Observation Masked

Hi everyone,
I have recently started again with pyro and I am facing some troubles with timeseries and observation masks.
Here’s the code (which works fine) without masking observations out:

# Fake data just to test model
L = 15 #length of time series 
N = 20 #number of time series (batch size)

T_dist = dist.Normal(20*torch.ones(L,N),10)
T = T_dist.sample() #input of time series

#function that generates time series output (R) from the time series input (T)
def generateR(T):  
    R = torch.empty(T.shape[0],T.shape[1])
    T_max = 20
    R[0] = ((T[0]/T_max) + dist.Normal(torch.zeros(N),0.1).sample()).clip(0,1)
    
    for i in range(1,T.shape[0]):
        R[i] = R[i-1] + ((T[i]/T_max) + dist.Normal(torch.zeros(N),0.1).sample()).clip(0,1)
    return R

R = generateR(T)  #time series output (observed values)

def model(T,R):
    t_max = pyro.sample('t_max',dist.Normal(15,10))
    
    sigma = pyro.sample('sigma',dist.Exponential(5))
    
    prev_out = (T[0]/t_max).clip(0,1) #initialization for t = 0

    for t in range(1,T.shape[0]):
        current_loc = prev_out + (T[t]/t_max).clip(0,1)
        out_t = pyro.sample("obs_x_%d" % t, dist.Normal(current_loc, sigma).to_event(1), obs=R[t])
        prev_out = out_t

nuts_kernel = NUTS(model)
mcmc = MCMC(nuts_kernel, num_samples=300, warmup_steps=100)
mcmc.run(T,R)

Basically R is obtained as follows:
R[i] = R[i-1] + ((T/T_max) + Normal(0,1)).clip(0,1)
where T_max is the parameter I want to learn and T is the time series input to the model.

As long as I run it this way the mcmc runs smoothly and gives the correct results.
(correct estimation of sigma and t_max).
What I tried to do is to simulate missing data in R(imagine I can’t observe some values of R).
What I did is the following:

mask = torch.randint(2,(L,N),dtype = torch.bool) #generate a random mask

And then the model became:

def model(T,R,mask):
    t_max = pyro.sample('t_max',dist.Normal(15,10))
    
    sigma = pyro.sample('sigma',dist.Exponential(5))
    
    prev_out = (T[0]/t_max).clip(0,1)

    #with pyro.plate("plate",T.shape[1]):
    for t in range(1,T.shape[0]):
        current_loc = prev_out + (T[t]/t_max).clip(0,1)
        out_t = pyro.sample("obs_x_%d" % t, dist.Normal(current_loc, sigma).to_event(1), obs=R[t],obs_mask = mask[t])
        prev_out = out_t

Basically I only changed the following line to mask out some observation:

out_t = pyro.sample("obs_x_%d" % t, dist.Normal(current_loc, sigma).to_event(1), obs=R[t],obs_mask = mask[t])

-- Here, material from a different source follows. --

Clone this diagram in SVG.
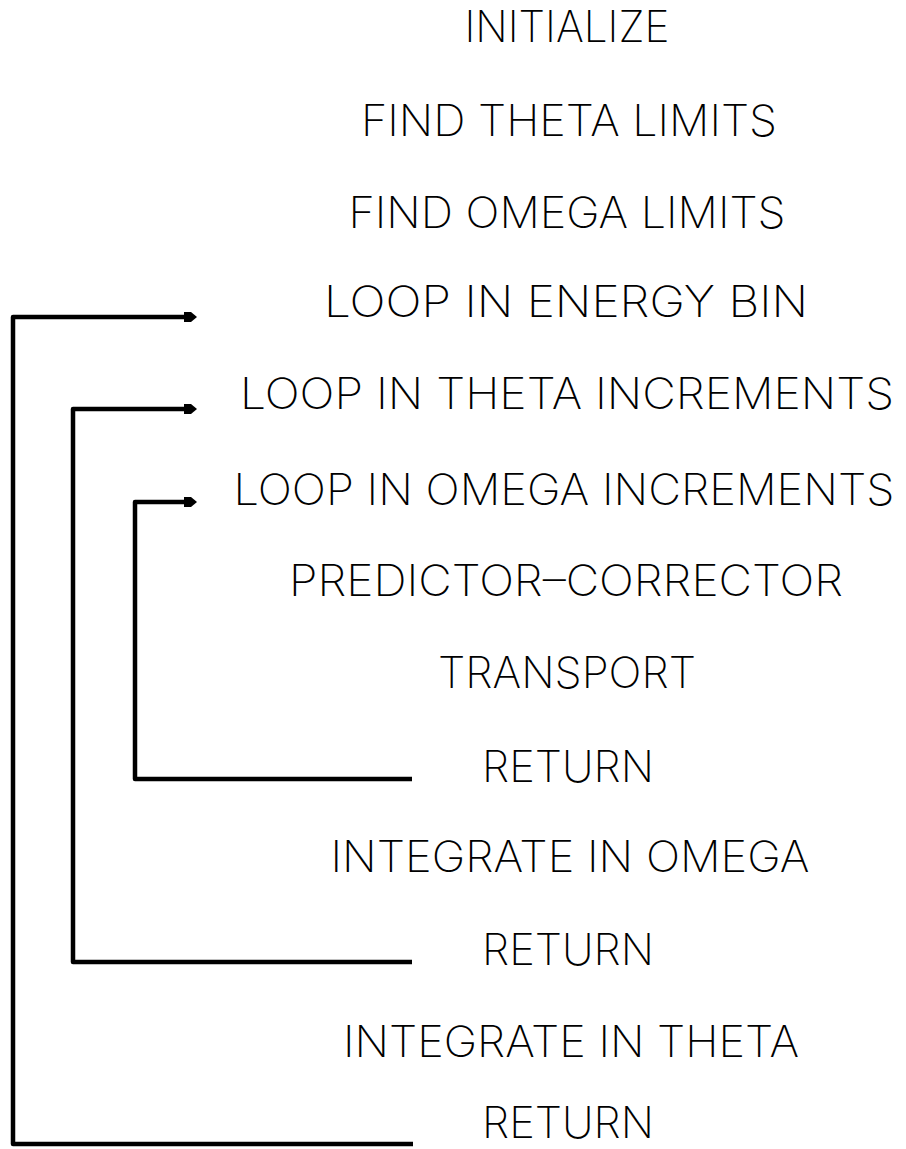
<svg xmlns="http://www.w3.org/2000/svg" width="906" height="1149" viewBox="0 0 906 1149">
  <defs>
    <style>
      .step { font-family: Inter, "Liberation Sans Narrow", "Liberation Sans", sans-serif; font-weight: 200; font-size: 43px; fill: #000; text-anchor: middle; }
      .loop { fill: none; stroke: #000; stroke-width: 4.5; stroke-linejoin: round; stroke-linecap: butt; }
    </style>
    <marker id="head" markerUnits="userSpaceOnUse" markerWidth="16" markerHeight="16" refX="4" refY="8" orient="auto">
      <path d="M0,3 L7,3 L13,8 L7,13 L0,13 Z" fill="#000"/>
    </marker>
  </defs>
  <rect width="906" height="1149" fill="#fff"/>

  <!-- loop back-edges -->
  <g id="connectors">
    <path class="loop" d="M413,1144 H13 V317 H188" marker-end="url(#head)"/>
    <path class="loop" d="M412,962 H73 V409 H188" marker-end="url(#head)"/>
    <path class="loop" d="M412,779 H135 V502 H188" marker-end="url(#head)"/>
  </g>

  <!-- program steps -->
  <g id="n-initialize"><text class="step" x="567" y="42" textLength="205" lengthAdjust="spacingAndGlyphs">INITIALIZE</text></g>
  <g id="n-theta-limits"><text class="step" x="569" y="136" textLength="416" lengthAdjust="spacingAndGlyphs">FIND THETA LIMITS</text></g>
  <g id="n-omega-limits"><text class="step" x="567" y="228" textLength="437" lengthAdjust="spacingAndGlyphs">FIND OMEGA LIMITS</text></g>
  <g id="n-energy-loop"><text class="step" x="566" y="317" textLength="484" lengthAdjust="spacingAndGlyphs">LOOP IN ENERGY BIN</text></g>
  <g id="n-theta-loop"><text class="step" x="567" y="409" textLength="654" lengthAdjust="spacingAndGlyphs">LOOP IN THETA INCREMENTS</text></g>
  <g id="n-omega-loop"><text class="step" x="564" y="505" textLength="661" lengthAdjust="spacingAndGlyphs">LOOP IN OMEGA INCREMENTS</text></g>
  <g id="n-predictor"><text class="step" x="566" y="596" textLength="554" lengthAdjust="spacingAndGlyphs">PREDICTOR–CORRECTOR</text></g>
  <g id="n-transport"><text class="step" x="567" y="688" textLength="258" lengthAdjust="spacingAndGlyphs">TRANSPORT</text></g>
  <g id="n-return-1"><text class="step" x="568" y="782" textLength="172" lengthAdjust="spacingAndGlyphs">RETURN</text></g>
  <g id="n-integrate-omega"><text class="step" x="570" y="872" textLength="479" lengthAdjust="spacingAndGlyphs">INTEGRATE IN OMEGA</text></g>
  <g id="n-return-2"><text class="step" x="568" y="965" textLength="172" lengthAdjust="spacingAndGlyphs">RETURN</text></g>
  <g id="n-integrate-theta"><text class="step" x="571" y="1057" textLength="456" lengthAdjust="spacingAndGlyphs">INTEGRATE IN THETA</text></g>
  <g id="n-return-3"><text class="step" x="568" y="1138" textLength="172" lengthAdjust="spacingAndGlyphs">RETURN</text></g>
</svg>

Now the problem is that the training is incredibly slow (100x slower) even if I provide a mask full of True values (which should be identical to the previous setup).
Am I missing something?

Thanks a lot for anyone who will help.

If each of your masked values are either all-observed or all-unobserved, you could avoid masking and use None as in

out_t = pyro.sample(
    "obs_x_%d" % t,
    dist.Normal(current_loc, sigma).to_event(1),
    obs=R[t] if mask[t] else None,
)

Otherwise, yes, masking elementwise is slow. To speed things up you could alternatively simulate a mask by inflating some sigmas:

sigma_t = sigma.clone()
sigma_t[mask[t]] = 1e3  # or some large value
out_t = pyro.sample(
    "obs_x_%d" % t,
    dist.Normal(current_loc, sigma_t).to_event(1),
    obs=R[t],
)

and make sure the unobserved R[t] are zeros or some safe value (not NAN).

Thanks a lot, I was actually thinking about interpolating the missing data for providing a “safe” value (since it’s a time series) and inflating the sigma as u suggested. Thanks for your kind answer.